Semper Fi has plenty of posts on all you guys...


----------



## Berean (Jul 1, 2009)

Skyler said:


> I don't know, but I'm working on it.



Aren't we all, Skyler.


----------



## blhowes (Jul 1, 2009)

blhowes said:


> jpfrench81 said:
> 
> 
> > Just curious. It's obviously not me. Backwoods Presbyterian maybe?
> ...


Correction. Make that 5610...


----------



## Backwoods Presbyterian (Jul 1, 2009)

... or 5611...


----------



## blhowes (Jul 1, 2009)

Backwoods Presbyterian said:


> ... or 5611...


My bad. You're right. Thanks for the correction.


----------



## Backwoods Presbyterian (Jul 1, 2009)

Now 5612,


----------



## blhowes (Jul 1, 2009)

Backwoods Presbyterian said:


> Now 5612,


For those new to the site, I just wanted to point out one technique that some people use to increase their post count. Do you see what Ben's doing? I'm not saying its right or wrong, its just one technique that's used. lol


----------



## Rich Koster (Jul 1, 2009)

............another click on the counter..........


----------



## Berean (Jul 1, 2009)

blhowes said:


> Backwoods Presbyterian said:
> 
> 
> > Now 5612,
> ...



Ben! You sneaky devil! I never!  Who'd a guessed? 

(one more)


----------



## PresbyDane (Jul 1, 2009)

I am working ón it I Think I have the highest post Per Day On the PB maybe?


----------



## Berean (Jul 1, 2009)

Re4mdant said:


> I am working ón it I Think I have the highest post Per Day On the PB maybe?



Maybe?   

Thanks for sharing


----------



## Berean (Jul 1, 2009)

We peasants must amuse ourselves whilst in the courtyard, your highness.


----------



## jaybird0827 (Jul 1, 2009)

How 'bout Pergamum? His rate of starting new threads appears to be rivaling that of Andrew.


----------



## Backwoods Presbyterian (Jul 1, 2009)

Re4mdant said:


> I am working ón it I Think I have the highest post Per Day On the PB maybe?



BP = 20.71/day

Re4mdant = 29.30/day


----------



## fredtgreco (Jul 1, 2009)

Backwoods Presbyterian said:


> Re4mdant said:
> 
> 
> > I am working ón it I Think I have the highest post Per Day On the PB maybe?
> ...



We see who has too much time on his hands...
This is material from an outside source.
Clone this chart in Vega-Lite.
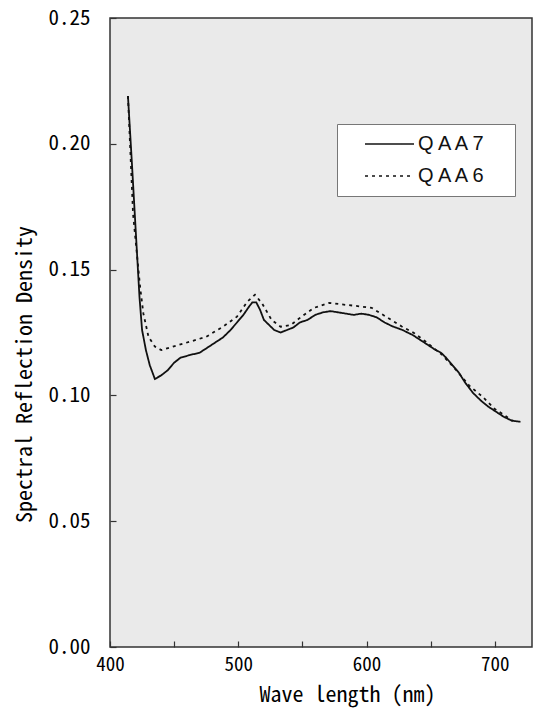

(By the man who has 4.02 posts per day)


----------



## ww (Jul 1, 2009)

I'm working on getting to my Senior Year on the PB. Less than 100 to go!


----------



## christianyouth (Jul 1, 2009)

Pergamum has to have the record for starting new thread discussions.


----------



## AThornquist (Jul 1, 2009)

christianyouth said:


> Pergamum has to have the record for starting new thread discussions.



And they are typically conducive to intelligent thought and growth--way to go Pergs! (How does he do it?)


----------



## Backwoods Presbyterian (Jul 1, 2009)

fredtgreco said:


> Backwoods Presbyterian said:
> 
> 
> > Re4mdant said:
> ...




Well the unemployed have to do something during the day...

(at least that is my excuse)...


----------



## Hamalas (Jul 1, 2009)

whitway said:


> I'm working on getting to my Senior Year on the PB. Less than 100 to go!



I just skipped senior year and went straight to "Whippersnapper."


----------



## Sven (Jul 1, 2009)

Backwoods Presbyterian said:


> fredtgreco said:
> 
> 
> > Backwoods Presbyterian said:
> ...



Amen, brother. Not being a productive member of society, I thought I'd be a productive member of cyberspace. That's how I rationalize my time online anyway.


----------



## caoclan (Jul 1, 2009)

Not me, but thanks for asking.


----------



## Edward (Jul 1, 2009)

Is this supposed to be one of those 'boost your post count' threads?


----------



## Houchens (Jul 1, 2009)

I sure do have a LOONNNGGG way to go!


----------



## nicnap (Jul 1, 2009)

Joshua said:


> Peasants.







(And yet another way to gain posts...laugh at something funny, not just at home, but on the web too. Score one for me.)


----------



## Berean (Jul 1, 2009)

Edward said:


> Is this supposed to be one of those 'boost your post count' threads?



Really? Ya think? I'm taken aback! 

Signed,

Peasant


----------



## Backwoods Presbyterian (Jul 1, 2009)




----------



## VictorBravo (Jul 1, 2009)

fredtgreco said:


> We see who has too much time on his hands...
> 
> (By the man who has 4.02 posts per day)



Heh, I'm at 3.50, but I know you are much more efficient with your time than I could ever hope to be.


----------



## Wayne (Jul 1, 2009)

Is there a prize on the occasion of your first one hundred posts?


----------



## Berean (Jul 1, 2009)

Wayne said:


> Is there a prize on the occasion of your first one hundred posts?



Now there's an idea. Instead of us contributing towards the hosting cost, Rich could give us prizes whenever we reach another milestone. Hmmmm.


----------